Example of an infinitive phrase with a direct object of its own, an indirect object of its own, and the indirect object of "want" as the subject of the infinitive: "I want HIM TO WRITE ME A LETTER." (Quiero que ME ESCRIBE UNA CARTA) Complete subject: "I." Complete predicate: "want him to write me a letter." Predicate verb: "want." Direct object of the predicate verb: "to write me a letter." Subject of the infinitive phrase"to write" AND indirect object of the verb "want": "him." Direct object of the infinitive: "a letter." Indirect object of the infinitive: "me."
I have to admit it takes me a while to read all your reply and I'm not really sure what is your question, especially because we were talking about verbs (compound tenses: haber + participio) and you asked about nouns that can not be split.
No. That would mean she was the object (with the personal 'a'). Or, since there is no pronoun, it's actually ambiguous, so it could mean she was the indirect object ("to her"). But in neither case is she the subject :)
Yep. You cannot split the verb phrase in Spanish. The 'habia' could then be interpreted as the past imperfect of the 'hay', but there are two subjects. Perdido could be interpreted as the adjective instead of the past participle.
Eventually, the listener figures it out, just like any "garden path" sentence (e.g., "The old man the boat" or "the horse raced past the barn fell). It breaks linguistic continuity. Although I do find those tons of fun :-D
can "hubo" not be used in this case?? it "seems" that the imperfect is usually used but I was curious why....
No. "Hubo perdido"....esta forma (el pretéterito anterior) indica anterioridad, en un tiempo pasado, a otra acción verbal, con el valor añadido de inmediatez. En qualquier caso, el uso del pretérito anterior es poco frequente y empieza a sentirse como forma arcaica.
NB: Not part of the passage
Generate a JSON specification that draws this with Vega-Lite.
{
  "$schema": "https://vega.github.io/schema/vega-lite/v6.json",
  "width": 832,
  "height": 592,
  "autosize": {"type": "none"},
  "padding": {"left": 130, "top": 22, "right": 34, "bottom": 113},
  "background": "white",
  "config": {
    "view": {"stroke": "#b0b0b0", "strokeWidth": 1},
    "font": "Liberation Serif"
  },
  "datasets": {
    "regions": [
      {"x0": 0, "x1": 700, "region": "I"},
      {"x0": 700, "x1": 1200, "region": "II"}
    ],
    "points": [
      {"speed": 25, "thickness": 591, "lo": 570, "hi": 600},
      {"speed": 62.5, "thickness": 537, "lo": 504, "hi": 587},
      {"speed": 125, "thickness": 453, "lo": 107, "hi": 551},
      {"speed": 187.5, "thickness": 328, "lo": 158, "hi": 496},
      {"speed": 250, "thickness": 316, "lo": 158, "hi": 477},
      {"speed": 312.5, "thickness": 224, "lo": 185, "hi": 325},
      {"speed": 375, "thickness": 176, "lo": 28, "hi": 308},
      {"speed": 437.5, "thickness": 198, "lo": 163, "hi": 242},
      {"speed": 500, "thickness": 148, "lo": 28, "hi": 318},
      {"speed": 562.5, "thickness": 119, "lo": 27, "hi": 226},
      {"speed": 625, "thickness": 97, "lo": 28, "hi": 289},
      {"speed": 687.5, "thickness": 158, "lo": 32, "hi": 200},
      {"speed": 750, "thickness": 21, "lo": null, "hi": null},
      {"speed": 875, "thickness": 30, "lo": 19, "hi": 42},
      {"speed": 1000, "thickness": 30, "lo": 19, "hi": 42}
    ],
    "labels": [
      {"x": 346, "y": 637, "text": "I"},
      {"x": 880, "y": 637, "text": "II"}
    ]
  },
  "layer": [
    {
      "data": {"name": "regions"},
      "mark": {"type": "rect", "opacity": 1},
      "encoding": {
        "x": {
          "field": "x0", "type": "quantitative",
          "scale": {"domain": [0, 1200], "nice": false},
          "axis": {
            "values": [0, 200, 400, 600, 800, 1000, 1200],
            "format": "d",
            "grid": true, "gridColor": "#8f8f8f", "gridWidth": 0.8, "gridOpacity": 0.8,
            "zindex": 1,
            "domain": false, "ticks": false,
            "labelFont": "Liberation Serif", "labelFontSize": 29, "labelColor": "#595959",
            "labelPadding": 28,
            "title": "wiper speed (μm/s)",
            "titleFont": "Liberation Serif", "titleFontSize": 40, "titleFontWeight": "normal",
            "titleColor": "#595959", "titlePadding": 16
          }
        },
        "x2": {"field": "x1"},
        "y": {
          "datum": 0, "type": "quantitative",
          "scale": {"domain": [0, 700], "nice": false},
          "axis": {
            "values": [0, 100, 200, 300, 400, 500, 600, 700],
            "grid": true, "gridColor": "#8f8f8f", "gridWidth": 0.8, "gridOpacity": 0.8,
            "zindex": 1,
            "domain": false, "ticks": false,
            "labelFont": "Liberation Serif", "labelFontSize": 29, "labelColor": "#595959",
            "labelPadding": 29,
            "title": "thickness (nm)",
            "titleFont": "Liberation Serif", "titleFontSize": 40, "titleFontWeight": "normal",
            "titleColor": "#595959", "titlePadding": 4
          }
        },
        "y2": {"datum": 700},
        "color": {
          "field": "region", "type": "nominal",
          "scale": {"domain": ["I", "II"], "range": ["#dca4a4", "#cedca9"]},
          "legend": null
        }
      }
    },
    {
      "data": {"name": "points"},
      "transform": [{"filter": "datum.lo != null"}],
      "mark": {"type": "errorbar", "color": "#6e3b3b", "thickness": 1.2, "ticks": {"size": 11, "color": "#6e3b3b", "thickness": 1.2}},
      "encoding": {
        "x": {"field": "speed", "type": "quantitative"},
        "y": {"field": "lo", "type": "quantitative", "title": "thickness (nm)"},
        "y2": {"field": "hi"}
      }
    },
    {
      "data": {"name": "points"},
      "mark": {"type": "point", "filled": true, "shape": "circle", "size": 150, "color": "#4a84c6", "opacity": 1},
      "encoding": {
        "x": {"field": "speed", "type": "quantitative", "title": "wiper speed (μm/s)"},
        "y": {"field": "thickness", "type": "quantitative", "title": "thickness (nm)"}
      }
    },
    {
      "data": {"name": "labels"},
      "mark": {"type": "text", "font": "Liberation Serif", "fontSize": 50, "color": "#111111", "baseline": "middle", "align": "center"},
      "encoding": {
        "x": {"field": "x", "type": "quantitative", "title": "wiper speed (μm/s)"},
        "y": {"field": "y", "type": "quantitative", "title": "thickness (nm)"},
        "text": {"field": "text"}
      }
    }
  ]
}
my answer 'ella había perdido nunca' was judged wrong and should have been 'ella nunca habia perdido'. Why is this? The alternative 'Ella no había perdido nunca' is a double denial which is quite common in Spanish but that does not make it right, or?
Double denial is correct grammar in Spanish.
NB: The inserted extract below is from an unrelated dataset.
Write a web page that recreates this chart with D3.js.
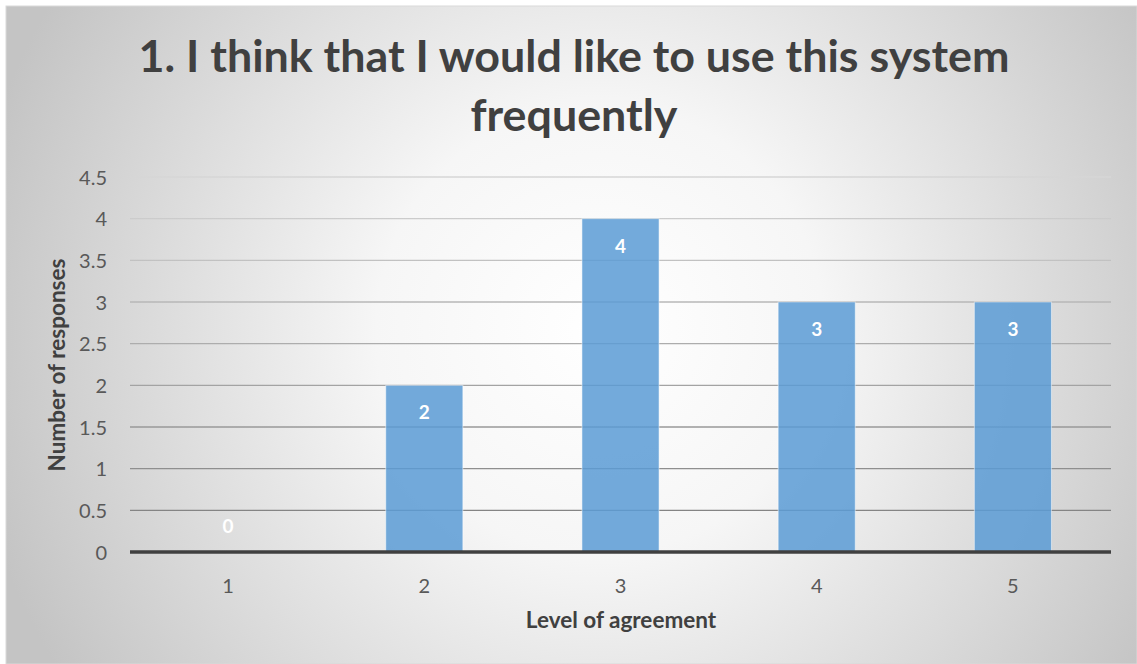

The thing with Spanish negative sentences is that you need to say a negative word before the verb (Negative words are "no", "nunca", "jamás", "nada", "ningún", etc...). If you are going to use a negative word after the verb you also need to add "no" before the verb to make a double denial. It function is simply advise the listeners/readers that you are denying the sentence. It's like saying "hey, I'm denying the thing that comes after this". If you want to avoid double denial, just put negative adverbs before the verb.
Correct: Nunca había perdido = No había perdido nunca.
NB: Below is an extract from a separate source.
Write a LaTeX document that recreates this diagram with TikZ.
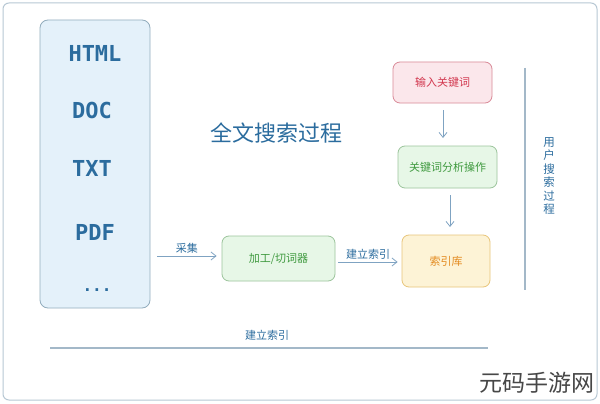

Incorrect: Había perdido nunca. (this is incorrect Spanish grammar and native Spanish speakers don't talk this way, although it is totally understandable).
Additionally if there are Direct object pronouns, indirect object pronouns, reflexive pronouns, etc. before the verb, the "no" used to build double denial is located before them:
No lo dice nadie = Nadie lo dice (Nobody says it)
No te he dicho nada = Nada te he dicho (I have told you nothing)
No me vi nunca en el espejo = Nunca me vi en el espejo (I never saw myself in the mirror)
Does anyone know why, "Ella no había perdido nada," is wrong, but "Ella no había perdido jamás," is correct? Maybe I just don't understand the use of nunca vs jamás.
Well, "jamás" and "nunca" are synonyms and you can use them interchangeably but in your sentence you have used "nada" which means nothing. So you have translated "She had lost nothing" instead of "She had never lost."
Thank you. So I guess it's nada and nunca I got mixed up. Have a lingot for your help. Thanks again.
Could this sentence be done as a double negative. Ella no había perdido nunca. ???